WHAT NEEDS TO BE DONE »
Only the lines from the top of the listing below to the line that has "fig.patch.set_facecolor('white')" should be echoed, with both ends kept and pictures left out.
┌──
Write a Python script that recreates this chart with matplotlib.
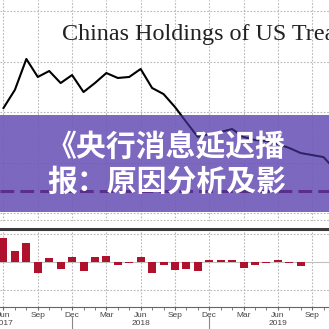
import matplotlib
matplotlib.use('Agg')
import matplotlib.pyplot as plt
from matplotlib.patches import Rectangle

# data (month 0 = Jun 2017)
months = list(range(30))
holdings = [1154, 1172, 1202.5, 1184.7, 1190.6, 1178.7, 1186.6, 1169.8, 1178.7, 1188.6,
            1183.7, 1184.7, 1192.6, 1173.8, 1167.8, 1155, 1140, 1125.3, 1128.2, 1130.2,
            1133.2, 1125.3, 1122.3, 1121.3, 1118.3, 1114.4, 1109.4, 1107.4, 1105.4, 1093]
change = [42, 19, 33, -19, 7, -12, 9, -16, 9, 10,
          -5, -1, 9, -20, -5, -14, -12, -16, 3, 3,
          4, -10, -6, -1.5, 3, -1, -7, -0.5, 0.5, 0.3]
tick_pos = [0, 3, 6, 9, 12, 15, 18, 21, 24, 27]
tick_labels = ['Jun', 'Sep', 'Dec', 'Mar', 'Jun', 'Sep', 'Dec', 'Mar', 'Jun', 'Sep']
years = ['2017', '2018', '2019']
year_pos = [0, 12, 24]
year_breaks = [6, 18]
ref_level = 1071.8
title = 'Chinas Holdings of US Treasuries'
banner_lines = ['《央行消息延迟播', '报：原因分析及影']

grid_kw = dict(color='#b8b8b8', linestyle=(0, (1.5, 1.5)), linewidth=0.8)
xlim = (-0.306, 28.48)

fig = plt.figure(figsize=(3.29, 3.29), dpi=100)
fig.patch.set_facecolor('white')

# top panel: holdings
ax = fig.add_axes([0, 1 - 221 / 329, 1, 221 / 329])
ax.set_xlim(*xlim)
ax.set_ylim(1042.1, 1260.9)
for s in ax.spines.values():
    s.set_visible(False)
ax.set_xticks(tick_pos)
ax.set_yticks([1050, 1100, 1150, 1200, 1250])
ax.tick_params(length=0, labelbottom=False, labelleft=False)
ax.grid(True, **grid_kw)
ax.axhline(1043.5, **grid_kw)
ax.plot(months, holdings, color='black', linewidth=1.5, zorder=2)

banner = Rectangle((0, 9 / 221), 1, 97 / 221, transform=ax.transAxes,
                   facecolor='#6f58ba', edgecolor='none', alpha=0.9, zorder=3)
ax.add_patch(banner)
inner, = ax.plot(months, holdings, color='#2b2360', linewidth=1.3, zorder=4)
inner.set_clip_path(banner)
ax.axhline(ref_level, color='#5a2e8c', linewidth=2.2, linestyle=(0, (4.5, 2)), zorder=4)

fig.text(62 / 329, 1 - 40 / 329, title, family='Liberation Serif', fontsize=17.4,
         color='#222222', va='baseline', ha='left')

for i, line in enumerate(banner_lines):
    fig.text(47 / 329, 1 - (147 + 35 * i) / 329, line, family=['Noto Sans CJK SC', 'DejaVu Sans'],
             fontsize=21.5, fontweight='black', color='white', ha='left', va='center', zorder=10)

# bottom panel: monthly change
bx = fig.add_axes([0, 1 - 307 / 329, 1, 78 / 329])
bx.set_xlim(*xlim)
bx.set_ylim(-79, 58)
bx.set_yticks([-50, 50])
bx.set_xticks(tick_pos)
bx.set_xticks(months[:29], minor=True)
bx.grid(True, **grid_kw)
bx.set_axisbelow(True)
bx.axhline(0, color='#c0c0c0', linewidth=0.8, zorder=1)
bx.bar(months, change, width=0.7, color='#b0122e', zorder=2)
for side in ['left', 'right']:
    bx.spines[side].set_visible(False)
bx.spines['top'].set_color('#3a3a3a')
bx.spines['top'].set_linewidth(2.2)
bx.spines['bottom'].set_color('#666666')
bx.spines['bottom'].set_linewidth(0.8)
bx.tick_params(axis='y', length=0, labelleft=False)
bx.tick_params(axis='x', which='both', direction='out', length=2.5, color='#666666',
               labelsize=6, labelcolor='#444444', pad=1)
bx.set_xticklabels(tick_labels, family='Liberation Sans')
for y, p in zip(years, year_pos):
    bx.text(p, -0.21, y, transform=bx.get_xaxis_transform(), ha='center', va='center',
            fontsize=6, color='#444444', family='Liberation Sans', clip_on=False)
for p in year_breaks:
    bx.plot([p, p], [-0.12, -0.35], transform=bx.get_xaxis_transform(), color='#888888',
            linewidth=0.8, clip_on=False)

fig.savefig('out.png', dpi=100)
└──
WRITTEN ANSWER »
Write a Python script that recreates this chart with matplotlib.
import matplotlib
matplotlib.use('Agg')
import matplotlib.pyplot as plt
from matplotlib.patches import Rectangle

# data (month 0 = Jun 2017)
months = list(range(30))
holdings = [1154, 1172, 1202.5, 1184.7, 1190.6, 1178.7, 1186.6, 1169.8, 1178.7, 1188.6,
            1183.7, 1184.7, 1192.6, 1173.8, 1167.8, 1155, 1140, 1125.3, 1128.2, 1130.2,
            1133.2, 1125.3, 1122.3, 1121.3, 1118.3, 1114.4, 1109.4, 1107.4, 1105.4, 1093]
change = [42, 19, 33, -19, 7, -12, 9, -16, 9, 10,
          -5, -1, 9, -20, -5, -14, -12, -16, 3, 3,
          4, -10, -6, -1.5, 3, -1, -7, -0.5, 0.5, 0.3]
tick_pos = [0, 3, 6, 9, 12, 15, 18, 21, 24, 27]
tick_labels = ['Jun', 'Sep', 'Dec', 'Mar', 'Jun', 'Sep', 'Dec', 'Mar', 'Jun', 'Sep']
years = ['2017', '2018', '2019']
year_pos = [0, 12, 24]
year_breaks = [6, 18]
ref_level = 1071.8
title = 'Chinas Holdings of US Treasuries'
banner_lines = ['《央行消息延迟播', '报：原因分析及影']

grid_kw = dict(color='#b8b8b8', linestyle=(0, (1.5, 1.5)), linewidth=0.8)
xlim = (-0.306, 28.48)

fig = plt.figure(figsize=(3.29, 3.29), dpi=100)
fig.patch.set_facecolor('white')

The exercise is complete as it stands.